Frankie Avalon and Julian Barnes firmly holding their candles
STORY (spoiler-free)
It starts in Carnaby Street, the centrepoint of swinging sixties fashion in London's Soho. Unlike the Austin Powers depiction, it's a fairly ordinary row of clothes shops - it was the fab gear that made the place famous. Here we meet Gary and Dorothy on a coffee break. They're planning on going to a party. But Gary gets drunk down the pub first. He recovers in time to join his groovy gang of friends and split the party to seek thrills at an old mansion which has been abandoned since a gruesome murder.
"Let's have a seance." They do. They get scared. They split up and scour the old dark house by candlelight. One of them gets hacked up by a very large knife. The party's over...
But wait a minute, since the house was all closed off and bolted from the inside, that must mean that one of them is the killer! Leader of the gang, Chris decides to avoid trouble with the police and solve the mystery himself, by getting the gang to agree to lie about the murder and hide the body...
A stagey publicity still - Avalon kneels over a red herring
REVIEW
I can't recommend this film without a heap of qualifiers. Away from the 'haunted house' itself, there's little atmosphere or intrigue. The funky fashions and language can still amuse, but there's some extremely dull police procedural stuff, the police lagging far behind the viewer on what's going on. The backing music is usually very annoying, either totally inappropriate to the mood, or far too loud and heavy-handed horror cliches.
The acting too is a mixed bag - this could of course entertain you, but we have very good actors mixed with some barely adequate ones. Again, the commentary track helps tell us why - for instance, one of the central gang members was bumped up from bit-part to co-star when David Bowie ducked out of the project. Bowie would have played Richard, a character that Julian Barnes annoyingly plays as naive, but still catches an essence of the ambiguous sexuality that the part originally required.
Similarly, Gina Warwick as Sylvia had her part totally changed, and is now featured in a completely trumped up sub-plot, about her affair with a married man (actor George Sewell, on a break from TV's UFO), that dominates the movie.
Thankfully, there are more experienced actors such as Frankie Avalon - here trying to get back to serious roles as Chris, a rich kid playing down a drugs charge. Quite a change from his endless Beach Party movies and way before his hit cameo in Grease.
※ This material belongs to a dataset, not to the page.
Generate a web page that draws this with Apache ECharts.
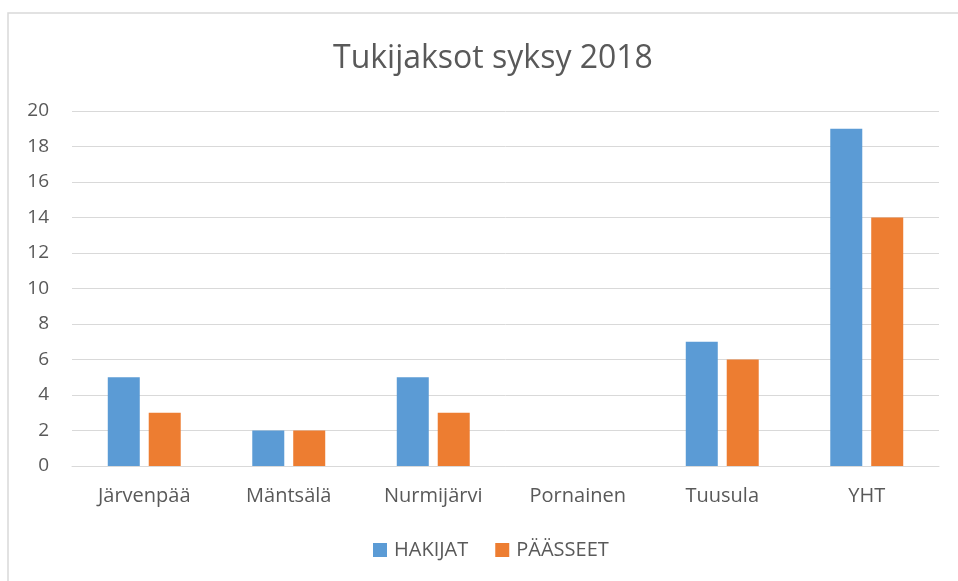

Playing his bitchy girlfriend is the haunted-looking Jill Haworth, who had a big break in Hollywood (as an Otto Preminger 'discovery' in Exodus) that fizzled out and a big break on Broadway (as the original Sally Bowles in Cabaret!) that fizzled out. Over-qualified, but always giving her best, Haworth usually makes these Brit-horrors of the time the only reason to watch. The boring It! (from 1966 - a latterday take on The Golem legend, also starring Roddy McDowall), and the truly awful The Mutations (1974 - a Freaks update with Tom Baker and Donald Pleasance). But I truly recommend her in the similarly themed, trapped teens (in a lighthouse) slasher Tower of Evil (1972).
Anyhow, despite it's many shortcomings, it's the atmosphere inside the house that still grabs me, and here I enjoy imagining the film it might have been. Two pivotal murders in particular are still shocking today, and it's no surprise to learn that they were the bloodiest ever seen up to that point. (The director figures this was because the chief censor at the BBFC, John Trevelyan, was a friend of his!)
But also, there's a genuinely unsettling hysteria that overtakes the characters when they're in the house. For a few delirious scenes, it evokes a ghastly sense of the killer's madness, and what it would be like to be trapped in a house with a nutter with a knife. This is particularly helped by the soundtrack kicking in with frantic, echoey violins, right up to when the killer approaches the last helpless victim...
However, even this effective climax is diluted, even sabotaged, by constant cutaways to a police car racing to the rescue.
Finally making a debut on DVD, the film has been remastered from one of the brighter prints. The VHS version, and recent TV showings have been from a ridiculously darkened print, where you could barely see anything at all in the night scenes. This DVD makes the film look almost brand new, though it's almost too bright now! Considering the original title was The Dark, we now see characters stumbling around in well-lit sets pretending not to see where they've dropped their candles.
The DVD is presented non-anamorphic widescreen 1.66 and has a marvellous commentary track from the writer/director Michael Armstrong who finally gets to set the record straight as to which scenes he shot before the film was wrested away from him by the producer! Armstrong (who went on to direct the even more brutal Mark of the Devil), has his knives out for AIP producer Louis 'Deke' Heyward and the director Gerry Levy, who shot the extra scenes that subverted the original script.
Armstrong, in surprisingly good humour, constantly has to point out scenes where "none of this is mine". It was his first film as director and he'd set up an intricate script with complex, realistic characters and a gay character pivotal to the relationships within the gang. This plotline is now only visible as sub-text, rather than explicitly stated, and should have elevated the film to that of a controversial, hit thriller.
The Haunted House of Horror isn't a lost classic, The Dark is.